Le Guyana, petit pays amazonien à la frontière septentrionale du Brésil, en a extrait énormément dans les eaux voisines depuis 2019, au point d’être surnommé « le Dubaï sud-américain ». Le projet d’exploration du bloc « FZA-M-59 » a suscité de vives critiques de la part d’organisations de défense de l’environnement, de leaders indigènes et des habitants de Marajo, une île située au coeur de l’embouchure de l’Amazone. Ces détracteurs citent notamment des risques d’impact catastrophique pour cette région de mangrove à la biodiversité fragile.
« La majorité de la planète subit les conséquences du fait que certains font de la nature une source de profit », fustige Naraguassu, une militante de 60 ans du peuple autochtone Caruana, lequel tient pour sacré le site où l’Amazone rencontre l’Atlantique. « Les températures ne cessent d’augmenter, la Terre nous dit que quelque chose ne va pas », affirme-t-elle à l’AFP.
Pour Luis Barbosa, de l’Observatoire de Marajo, une ONG locale, c’est « l’existence même » de son île qui est menacée par la montée du niveau des eaux, liée entre autres, selon lui, « à la poursuite de l’utilisation de combustibles fossiles ».
À la croisée des chemins énergétiques : Une exploration pétrolière en Amazonie pour lancer une « transition énergétique durable »
Petrobras estime pour sa part que ce projet « va ouvrir une nouvelle frontière de l’énergie », en vue d’une « transition énergétique durable ». La compagnie relève que le bloc « FZA-M-59 » se trouve à plus de 500 kilomètres de l’embouchure de l’Amazone, et promet un protocole « robuste » pour contenir d’éventuelles fuites. Mais le Brésil, huitième producteur mondial de pétrole, est déjà autosuffisant pour cet hydrocarbure, explique Suely Araujo, spécialiste de l’Observatoire du climat, qui a dirigé l’Ibama de 2016 à 2019.

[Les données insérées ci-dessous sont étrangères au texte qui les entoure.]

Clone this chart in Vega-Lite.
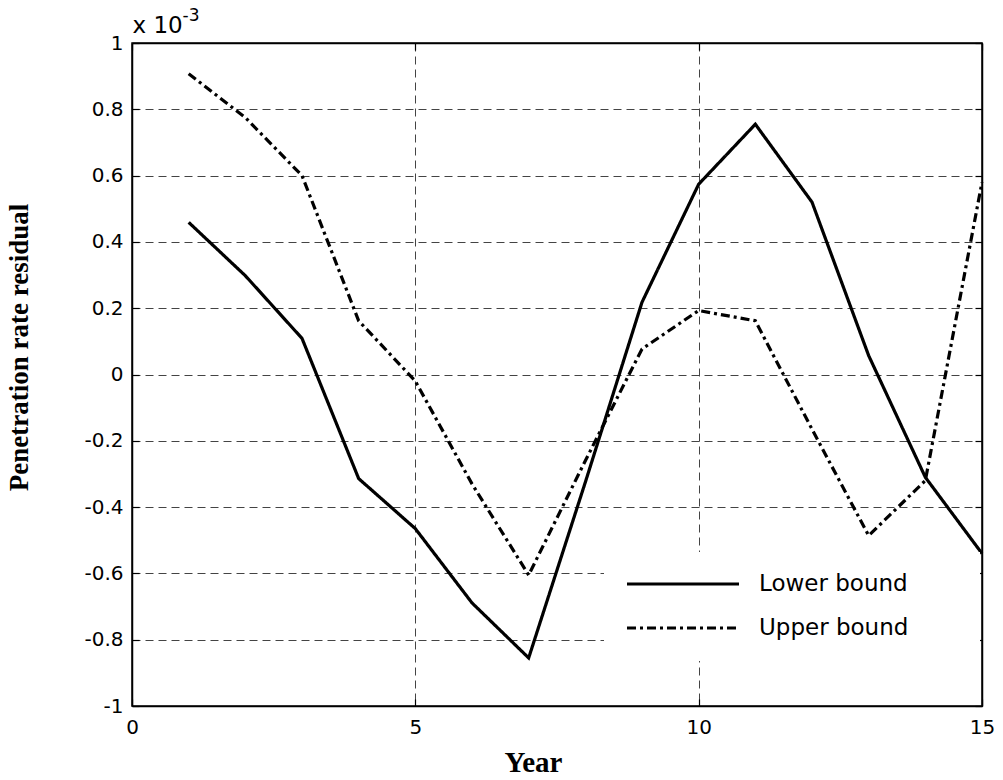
{
  "$schema": "https://vega.github.io/schema/vega-lite/v6.json",
  "width": 850,
  "height": 663,
  "autosize": {"type": "none"},
  "padding": {"left": 132, "top": 43, "right": 21, "bottom": 74},
  "background": "white",
  "config": {"view": {"stroke": "#000", "strokeWidth": 1.5}, "font": "DejaVu Sans"},
  "data": {"values": [
    {"year": 1, "value": 0.459, "series": "Lower bound"},
    {"year": 2, "value": 0.298, "series": "Lower bound"},
    {"year": 3, "value": 0.109, "series": "Lower bound"},
    {"year": 4, "value": -0.314, "series": "Lower bound"},
    {"year": 5, "value": -0.465, "series": "Lower bound"},
    {"year": 6, "value": -0.689, "series": "Lower bound"},
    {"year": 7, "value": -0.855, "series": "Lower bound"},
    {"year": 8, "value": -0.325, "series": "Lower bound"},
    {"year": 9, "value": 0.218, "series": "Lower bound"},
    {"year": 10, "value": 0.574, "series": "Lower bound"},
    {"year": 11, "value": 0.755, "series": "Lower bound"},
    {"year": 12, "value": 0.52, "series": "Lower bound"},
    {"year": 13, "value": 0.057, "series": "Lower bound"},
    {"year": 14, "value": -0.31, "series": "Lower bound"},
    {"year": 15, "value": -0.54, "series": "Lower bound"},
    {"year": 1, "value": 0.907, "series": "Upper bound"},
    {"year": 2, "value": 0.775, "series": "Upper bound"},
    {"year": 3, "value": 0.6, "series": "Upper bound"},
    {"year": 4, "value": 0.162, "series": "Upper bound"},
    {"year": 5, "value": -0.02, "series": "Upper bound"},
    {"year": 6, "value": -0.33, "series": "Upper bound"},
    {"year": 7, "value": -0.605, "series": "Upper bound"},
    {"year": 8, "value": -0.26, "series": "Upper bound"},
    {"year": 9, "value": 0.077, "series": "Upper bound"},
    {"year": 10, "value": 0.193, "series": "Upper bound"},
    {"year": 11, "value": 0.162, "series": "Upper bound"},
    {"year": 12, "value": -0.165, "series": "Upper bound"},
    {"year": 13, "value": -0.486, "series": "Upper bound"},
    {"year": 14, "value": -0.32, "series": "Upper bound"},
    {"year": 15, "value": 0.58, "series": "Upper bound"}
  ]},
  "layer": [
    {
      "mark": {"type": "line", "strokeWidth": 3.2, "color": "#000"},
      "encoding": {
        "x": {
          "field": "year", "type": "quantitative",
          "scale": {"domain": [0, 15], "nice": false, "zero": false},
          "axis": {
            "orient": "bottom", "values": [0, 5, 10, 15], "title": "Year",
            "titleFont": "Liberation Serif", "titleFontWeight": "bold", "titleFontSize": 29, "titleColor": "#000",
            "titleX": 401, "titleY": 65, "titleBaseline": "alphabetic", "titleAlign": "center",
            "labelFont": "DejaVu Sans", "labelFontSize": 20, "labelColor": "#000", "labelPadding": 18, "labelFlush": false,
            "tickSize": -7, "tickColor": "#000", "tickWidth": 1.2,
            "domainColor": "#000", "domainWidth": 1.5,
            "grid": true, "gridColor": "#444", "gridDash": [8, 5], "gridWidth": 1
          }
        },
        "y": {
          "field": "value", "type": "quantitative",
          "scale": {"domain": [-1, 1], "nice": false, "zero": false},
          "axis": {
            "orient": "left", "values": [-1, -0.8, -0.6, -0.4, -0.2, 0, 0.2, 0.4, 0.6, 0.8, 1],
            "labelExpr": "'' + datum.value",
            "title": "Penetration rate residual",
            "titleFont": "Liberation Serif", "titleFontWeight": "bold", "titleFontSize": 27, "titleColor": "#000",
            "titleX": -105, "titleY": 304, "titleBaseline": "alphabetic", "titleAlign": "center", "titleAngle": -90,
            "labelFont": "DejaVu Sans", "labelFontSize": 20, "labelColor": "#000", "labelPadding": 16, "labelFlush": false,
            "tickSize": -7, "tickColor": "#000", "tickWidth": 1.2,
            "domainColor": "#000", "domainWidth": 1.5,
            "grid": true, "gridColor": "#444", "gridDash": [8, 5], "gridWidth": 1
          }
        },
        "strokeDash": {
          "field": "series", "type": "nominal",
          "scale": {"domain": ["Lower bound", "Upper bound"], "range": [[1, 0], [9, 4, 3, 4]]},
          "legend": {
            "orient": "none", "legendX": 472, "legendY": 509, "title": null,
            "symbolType": "stroke", "symbolSize": 12544, "symbolStrokeWidth": 3.2, "symbolStrokeColor": "#000",
            "labelFont": "DejaVu Sans", "labelFontSize": 23, "labelColor": "#000", "labelOffset": 18, "labelLimit": 0,
            "fillColor": "#fff", "padding": 21, "rowPadding": 21, "clipHeight": 22,
            "labelExpr": "datum.label + '\u2800\u2800\u2800'"
          }
        }
      }
    },
    {
      "mark": {"type": "line", "strokeOpacity": 0},
      "encoding": {
        "x": {
          "field": "year", "type": "quantitative",
          "axis": {"orient": "top", "values": [0, 5, 10, 15], "labels": false, "grid": false,
            "title": "x 10", "titleFont": "DejaVu Sans", "titleFontSize": 23, "titleFontWeight": "normal", "titleColor": "#000",
            "titleX": 0, "titleY": -11, "titleAlign": "left", "titleBaseline": "alphabetic",
            "minExtent": 0, "maxExtent": 0,
            "tickSize": -7, "tickColor": "#000", "tickWidth": 1.2, "domainColor": "#000", "domainWidth": 1.5}
        },
        "y": {
          "field": "value", "type": "quantitative",
          "axis": {"orient": "right", "values": [-1, -0.8, -0.6, -0.4, -0.2, 0, 0.2, 0.4, 0.6, 0.8, 1], "labels": false, "grid": false,
            "title": "-3", "titleFont": "DejaVu Sans", "titleFontSize": 17, "titleFontWeight": "normal", "titleColor": "#000",
            "titleX": -800, "titleY": -23, "titleAngle": 0, "titleAlign": "left", "titleBaseline": "alphabetic",
            "minExtent": 0, "maxExtent": 0,
            "tickSize": -7, "tickColor": "#000", "tickWidth": 1.2, "domainColor": "#000", "domainWidth": 1.5}
        },
        "detail": {"field": "series", "type": "nominal"}
      }
    }
  ],
  "resolve": {"axis": {"x": "independent", "y": "independent"}}
}
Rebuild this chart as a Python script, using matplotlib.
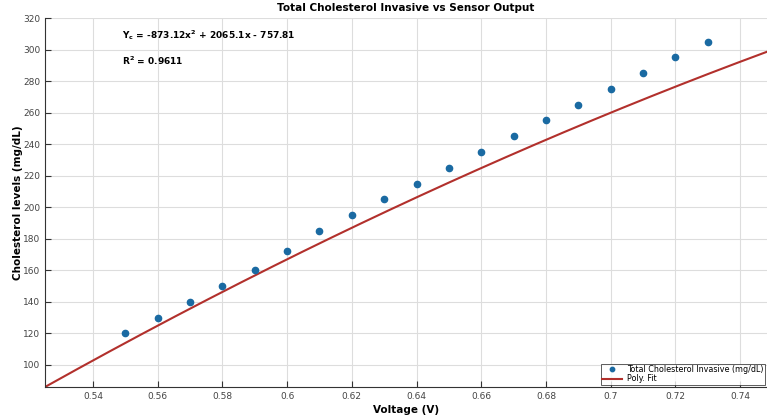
import numpy as np
import matplotlib.pyplot as plt

# invasive measurements vs sensor voltage
voltage = [0.55, 0.56, 0.57, 0.58, 0.59, 0.60, 0.61, 0.62, 0.63, 0.64,
           0.65, 0.66, 0.67, 0.68, 0.69, 0.70, 0.71, 0.72, 0.73]
cholesterol = [120, 130, 140, 150, 160, 172, 185, 195, 205, 215,
               225, 235, 245, 255, 265, 275, 285, 295, 305]

# poly fit coefficients (from the equation on the chart)
fit_coef = [-873.12, 2065.1, -757.81]

x_ticks = [0.54, 0.56, 0.58, 0.6, 0.62, 0.64, 0.66, 0.68, 0.7, 0.72, 0.74]
x_tick_labels = ['0.54', '0.56', '0.58', '0.6', '0.62', '0.64', '0.66', '0.68', '0.7', '0.72', '0.74']
y_ticks = [100, 120, 140, 160, 180, 200, 220, 240, 260, 280, 300, 320]

xmin, xmax = 0.5252, 0.7483
xfit = np.linspace(xmin, xmax, 200)
yfit = np.polyval(fit_coef, xfit)

fig = plt.figure(figsize=(7.67, 4.19), dpi=100)
ax = fig.add_axes([0.0587, 0.0764, 0.9413, 0.8806])

ax.plot(voltage, cholesterol, 'o', color='#1a6aa2', markersize=4.5,
        label='Total Cholesterol Invasive (mg/dL)', zorder=3)
ax.plot(xfit, yfit, '-', color='#b2302c', linewidth=1.5, label='Poly. Fit', zorder=2)

ax.set_xlim(xmin, xmax)
ax.set_ylim(np.polyval(fit_coef, xmin), 320)
ax.set_xticks(x_ticks)
ax.set_xticklabels(x_tick_labels)
ax.set_yticks(y_ticks)
ax.grid(True, color='#dddddd', linewidth=0.8)
ax.set_axisbelow(True)
ax.tick_params(direction='in', length=4, labelsize=6.5, labelcolor='#444444', color='#333333')
ax.spines['top'].set_visible(False)
ax.spines['right'].set_visible(False)
ax.spines['left'].set_color('#333333')
ax.spines['bottom'].set_color('#333333')

ax.set_title('Total Cholesterol Invasive vs Sensor Output', fontsize=7.5, fontweight='bold', pad=5)
ax.set_xlabel('Voltage (V)', fontsize=7.5, fontweight='bold', labelpad=3)
ax.set_ylabel('Cholesterol levels (mg/dL)', fontsize=7.5, fontweight='bold')
ax.yaxis.set_label_coords(-0.031, 0.5)

ax.text(0.107, 0.954, r'$\mathbf{Y_c}$ = -873.12x$^\mathbf{2}$ + 2065.1x - 757.81',
        transform=ax.transAxes, fontsize=6.5, fontweight='bold', va='center')
ax.text(0.107, 0.883, r'$\mathbf{R^2}$ = 0.9611',
        transform=ax.transAxes, fontsize=6.5, fontweight='bold', va='center')

leg = ax.legend(loc='lower right', fontsize=5.8, frameon=True, fancybox=False,
                edgecolor='#333333', borderpad=0.15, labelspacing=0.05,
                handlelength=2.5, handletextpad=0.6, borderaxespad=0.3, markerscale=0.7)
leg.get_frame().set_linewidth(0.7)

fig.savefig('out.png', dpi=100)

« Nous vivons une crise climatique, il n’y a aucune raison de persister à vouloir explorer du pétrole dans des zones sensibles », fait-elle valoir.
C’est sous sa direction que l’Ibama a refusé une licence au groupe français Total pour le forage de cinq blocs off-shore dans la même région en 2018. Mme Araujo salue les ambitions du président brésilien dans le combat pour le climat, mais déplore le fait qu’il ne soit pas prêt à abandonner les énergies fossiles. Pour elle, « la grande contradiction du gouvernement Lula, c’est le pétrole ».